Each teams' poster abstracts are listed below:

 

First Place
Understanding and Predicting Project Payment Latency
Team: Theo Ginting, Erika Ergart, Rassul Yeshpayev, and Sheng Yang Chou

Abstract:
This study develops an order-to-cash process map predictive solution to better understand construction project payment latency pre- and post-covid-19. In construction projects, the day a project is sold (and past rescission) to the time payment is received or installment is first accepted is defined as “order-to-cash.” This time window often has many sequential or overlapping tasks that must be performed before the company receives its payment. The motivation for our study is that while order-to-cash is often a challenge to predict and minimize prior to covid-19, it has been even more challenging for businesses to estimate since the pandemic. The risks of delayed processes and delay customer payments can hurt the company’s solvency and financial stability. In collaboration with a national construction company, we develop an order-to-cash process map and redesign their predictive modeling approach to show where the most uncertainty is coming from and provide empirical-based operational recommendations showing how they could reduce order-to-cash not only prior to the pandemic but also during. Our solution was able to improve predictive accuracy during all time periods in our study. We believe practitioners and scholars alike focused on pre-and post-pandemic forecasting, particularly related to accounts receivable or queuing-based problems would find our work valuable.

Third Place
Feature Engineering for Sparse Demand Prediction
Team: Hsiao Yu Hsu, Robyn Campbell, Stefanie Walsh, and Zinnia Arshad

Abstract:
This study provides feature engineering recommendations for predictive modelers, data scientists, and analytics practitioners on how to improve demand forecasts for sparsely demanded specialized products based on collaborative experiments with a national auto parts retailer. Any seasoned modeler knows that predictive modeling is a process and there are many possibilities on how one might clean, pre-process, and format their data prior to training a model. Additional complexity often arises based on the problem characteristics (e.g., temporal response, intermittent demand, sparse demand, etc.) that can make identifying the signal from the noise even more challenging. In the field there is often some discussion of “the art with the science” on best practices to perform to achieve model accuracy good enough to support major business decisions.

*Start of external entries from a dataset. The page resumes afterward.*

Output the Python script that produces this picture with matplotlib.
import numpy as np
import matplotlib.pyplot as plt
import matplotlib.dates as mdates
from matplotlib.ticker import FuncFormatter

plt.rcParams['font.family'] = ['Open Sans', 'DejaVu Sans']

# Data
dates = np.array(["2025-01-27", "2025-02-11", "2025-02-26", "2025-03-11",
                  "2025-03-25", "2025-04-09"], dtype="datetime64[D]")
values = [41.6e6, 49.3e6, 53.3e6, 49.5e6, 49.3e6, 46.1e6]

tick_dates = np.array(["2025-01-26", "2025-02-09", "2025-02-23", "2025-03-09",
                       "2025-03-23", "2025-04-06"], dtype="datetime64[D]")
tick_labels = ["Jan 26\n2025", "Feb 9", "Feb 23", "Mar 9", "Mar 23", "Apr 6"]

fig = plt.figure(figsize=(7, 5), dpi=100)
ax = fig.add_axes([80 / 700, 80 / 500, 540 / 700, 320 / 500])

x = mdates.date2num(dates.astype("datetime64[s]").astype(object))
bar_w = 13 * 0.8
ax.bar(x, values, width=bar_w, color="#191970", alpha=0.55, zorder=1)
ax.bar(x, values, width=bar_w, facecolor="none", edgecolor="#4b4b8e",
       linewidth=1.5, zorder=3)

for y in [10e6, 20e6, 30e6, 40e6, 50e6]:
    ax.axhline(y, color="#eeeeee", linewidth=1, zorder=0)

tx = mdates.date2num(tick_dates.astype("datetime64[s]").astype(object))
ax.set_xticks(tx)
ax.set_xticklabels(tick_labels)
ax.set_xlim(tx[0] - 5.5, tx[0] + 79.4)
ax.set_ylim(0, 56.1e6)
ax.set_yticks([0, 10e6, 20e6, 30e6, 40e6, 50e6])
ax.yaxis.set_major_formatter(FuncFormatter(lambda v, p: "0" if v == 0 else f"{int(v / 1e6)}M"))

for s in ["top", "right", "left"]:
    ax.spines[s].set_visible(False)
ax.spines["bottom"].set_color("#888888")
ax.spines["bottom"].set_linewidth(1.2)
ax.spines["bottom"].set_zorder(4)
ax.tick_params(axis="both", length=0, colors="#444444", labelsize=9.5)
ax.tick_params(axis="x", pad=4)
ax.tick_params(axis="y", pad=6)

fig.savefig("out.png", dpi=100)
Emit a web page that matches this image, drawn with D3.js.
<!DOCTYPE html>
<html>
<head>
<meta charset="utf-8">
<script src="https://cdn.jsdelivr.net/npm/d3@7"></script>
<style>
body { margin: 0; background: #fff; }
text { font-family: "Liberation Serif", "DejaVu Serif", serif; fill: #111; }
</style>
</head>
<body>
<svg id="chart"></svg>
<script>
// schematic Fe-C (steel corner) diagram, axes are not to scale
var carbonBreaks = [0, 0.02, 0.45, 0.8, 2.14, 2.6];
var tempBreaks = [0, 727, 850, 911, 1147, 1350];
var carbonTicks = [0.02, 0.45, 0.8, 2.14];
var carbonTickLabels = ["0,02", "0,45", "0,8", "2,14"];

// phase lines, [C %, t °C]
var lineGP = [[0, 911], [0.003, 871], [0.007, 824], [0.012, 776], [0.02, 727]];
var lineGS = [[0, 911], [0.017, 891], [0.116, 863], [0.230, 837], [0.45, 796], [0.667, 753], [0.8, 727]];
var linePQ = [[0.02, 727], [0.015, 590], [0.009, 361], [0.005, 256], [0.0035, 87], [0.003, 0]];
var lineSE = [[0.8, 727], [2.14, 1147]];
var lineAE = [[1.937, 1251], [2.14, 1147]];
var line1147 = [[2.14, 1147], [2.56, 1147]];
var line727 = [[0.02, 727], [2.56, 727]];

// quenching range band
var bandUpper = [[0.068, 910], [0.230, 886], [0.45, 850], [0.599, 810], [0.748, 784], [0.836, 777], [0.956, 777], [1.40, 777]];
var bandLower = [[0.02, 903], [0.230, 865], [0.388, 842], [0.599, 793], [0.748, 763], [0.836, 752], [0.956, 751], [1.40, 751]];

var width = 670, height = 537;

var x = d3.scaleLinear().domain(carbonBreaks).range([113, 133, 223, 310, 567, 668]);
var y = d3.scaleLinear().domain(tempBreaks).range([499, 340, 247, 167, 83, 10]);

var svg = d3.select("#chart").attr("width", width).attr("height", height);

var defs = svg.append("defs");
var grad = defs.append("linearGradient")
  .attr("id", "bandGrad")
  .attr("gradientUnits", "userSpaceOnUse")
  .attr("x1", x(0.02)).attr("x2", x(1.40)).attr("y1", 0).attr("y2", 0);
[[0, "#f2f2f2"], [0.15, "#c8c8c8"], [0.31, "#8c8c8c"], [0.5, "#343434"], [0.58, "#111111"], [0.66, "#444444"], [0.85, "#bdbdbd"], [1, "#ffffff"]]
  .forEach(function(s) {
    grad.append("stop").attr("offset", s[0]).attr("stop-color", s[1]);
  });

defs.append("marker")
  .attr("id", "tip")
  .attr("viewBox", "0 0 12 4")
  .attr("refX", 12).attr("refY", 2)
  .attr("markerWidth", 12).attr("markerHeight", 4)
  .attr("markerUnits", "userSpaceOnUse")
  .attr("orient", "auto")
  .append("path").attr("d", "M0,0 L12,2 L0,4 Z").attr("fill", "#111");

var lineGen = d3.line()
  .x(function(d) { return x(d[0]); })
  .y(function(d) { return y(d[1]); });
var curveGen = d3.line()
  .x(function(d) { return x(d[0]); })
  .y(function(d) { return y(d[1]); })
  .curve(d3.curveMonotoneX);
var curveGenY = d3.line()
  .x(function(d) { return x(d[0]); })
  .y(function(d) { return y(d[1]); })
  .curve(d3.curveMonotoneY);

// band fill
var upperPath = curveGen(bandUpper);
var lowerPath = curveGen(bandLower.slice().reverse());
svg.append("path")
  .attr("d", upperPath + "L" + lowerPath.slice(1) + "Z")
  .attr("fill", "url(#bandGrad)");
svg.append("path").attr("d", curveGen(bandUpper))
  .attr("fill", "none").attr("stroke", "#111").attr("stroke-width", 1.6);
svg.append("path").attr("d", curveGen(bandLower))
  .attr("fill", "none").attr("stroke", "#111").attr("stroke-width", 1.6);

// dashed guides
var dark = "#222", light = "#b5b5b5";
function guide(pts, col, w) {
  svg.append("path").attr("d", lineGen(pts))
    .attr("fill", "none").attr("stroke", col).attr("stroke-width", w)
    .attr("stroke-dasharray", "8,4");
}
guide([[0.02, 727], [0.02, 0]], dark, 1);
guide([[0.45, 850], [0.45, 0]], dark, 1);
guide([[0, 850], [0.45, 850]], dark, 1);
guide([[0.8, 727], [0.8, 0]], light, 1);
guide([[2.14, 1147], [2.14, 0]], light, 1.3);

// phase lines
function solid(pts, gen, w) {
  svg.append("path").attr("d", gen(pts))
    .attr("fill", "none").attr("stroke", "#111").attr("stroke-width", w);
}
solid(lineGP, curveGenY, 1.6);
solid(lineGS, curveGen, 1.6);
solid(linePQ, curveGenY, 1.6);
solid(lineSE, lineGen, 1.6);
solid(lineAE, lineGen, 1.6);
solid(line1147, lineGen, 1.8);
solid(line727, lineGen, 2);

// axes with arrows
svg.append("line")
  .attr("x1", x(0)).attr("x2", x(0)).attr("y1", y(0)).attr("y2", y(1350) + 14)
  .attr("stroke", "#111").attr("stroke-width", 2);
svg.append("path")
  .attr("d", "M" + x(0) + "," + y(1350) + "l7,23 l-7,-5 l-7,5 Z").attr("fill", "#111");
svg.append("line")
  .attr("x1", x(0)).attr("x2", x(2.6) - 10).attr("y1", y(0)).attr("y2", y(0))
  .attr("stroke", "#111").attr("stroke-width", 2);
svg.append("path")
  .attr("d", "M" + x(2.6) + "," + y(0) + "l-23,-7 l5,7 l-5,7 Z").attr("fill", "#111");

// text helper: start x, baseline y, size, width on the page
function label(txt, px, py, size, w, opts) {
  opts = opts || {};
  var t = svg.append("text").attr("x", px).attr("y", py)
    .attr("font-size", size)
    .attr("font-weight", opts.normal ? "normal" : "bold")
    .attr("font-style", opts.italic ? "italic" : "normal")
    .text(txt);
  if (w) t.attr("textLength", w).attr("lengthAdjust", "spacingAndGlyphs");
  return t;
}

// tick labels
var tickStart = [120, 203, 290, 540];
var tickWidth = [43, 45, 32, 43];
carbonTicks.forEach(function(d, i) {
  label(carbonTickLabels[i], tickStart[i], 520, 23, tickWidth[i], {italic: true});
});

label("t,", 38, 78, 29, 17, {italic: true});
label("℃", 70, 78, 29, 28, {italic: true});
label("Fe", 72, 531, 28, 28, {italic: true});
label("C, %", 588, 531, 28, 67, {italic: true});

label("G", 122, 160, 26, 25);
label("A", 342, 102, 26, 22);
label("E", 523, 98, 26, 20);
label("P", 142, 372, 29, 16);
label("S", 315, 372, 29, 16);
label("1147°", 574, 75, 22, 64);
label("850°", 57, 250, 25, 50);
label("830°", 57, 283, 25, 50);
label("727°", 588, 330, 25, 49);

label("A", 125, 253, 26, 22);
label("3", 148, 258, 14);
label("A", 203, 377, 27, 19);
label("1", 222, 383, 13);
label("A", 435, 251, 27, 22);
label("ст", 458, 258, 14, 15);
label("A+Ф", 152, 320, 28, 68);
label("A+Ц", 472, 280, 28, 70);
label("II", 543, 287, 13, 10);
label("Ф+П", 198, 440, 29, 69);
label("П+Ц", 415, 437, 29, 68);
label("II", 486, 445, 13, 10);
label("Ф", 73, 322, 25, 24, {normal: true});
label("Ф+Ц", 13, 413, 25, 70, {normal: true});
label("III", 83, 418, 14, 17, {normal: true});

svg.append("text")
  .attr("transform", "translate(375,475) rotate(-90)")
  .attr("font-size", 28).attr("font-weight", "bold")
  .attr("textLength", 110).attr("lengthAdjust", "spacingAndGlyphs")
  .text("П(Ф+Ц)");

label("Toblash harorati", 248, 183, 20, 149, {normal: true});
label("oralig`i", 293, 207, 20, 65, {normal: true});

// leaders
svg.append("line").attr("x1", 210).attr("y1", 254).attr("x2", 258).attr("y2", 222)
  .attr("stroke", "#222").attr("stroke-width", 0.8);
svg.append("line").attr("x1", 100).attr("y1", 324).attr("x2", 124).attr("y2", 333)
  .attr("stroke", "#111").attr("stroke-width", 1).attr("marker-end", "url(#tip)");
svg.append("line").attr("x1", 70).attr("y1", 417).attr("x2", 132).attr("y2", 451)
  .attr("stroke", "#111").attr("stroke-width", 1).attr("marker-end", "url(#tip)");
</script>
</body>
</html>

While there are many suggestions on methodologies for problem types, and general feature engineering ideas, there is no large-scale study to date that provides an in-depth empirical investigation of feature engineering approaches and their associated predictive gains when trying to predict sparse demand – which is one of the most challenging prediction problem classes one can encounter in practice. In collaboration with a large national auto parts retailer, we develop predictive models to predict demand for 47k+ products where 26k of them have less than five units sold in a year. Problems such as these are common in medicines, specialty products, and auto and military spares. What is novel about our study is that we run thousands of feature engineering experiments to identify where we see cross-validated predictive gains for a set of common predictive modeling algorithms. For example, various categorical encoding schemes (one-hot, frequency, label, hash, and target encodings), various scaling/transformation techniques, outlier handling for numeric data types, as well as variable fusion strategies such as interactions, powers, and ratios. This work is unique as much of the literature focuses on predicting product demand with larger quantities (non-sparse demand), supervised learning methods, or general feature engineering ideas. We show how to implement a similar large-scale feature engineering study, provide empirical insights of where we achieved noticeable gains, and why what we realized with our data could likely work with your sparse demand problem.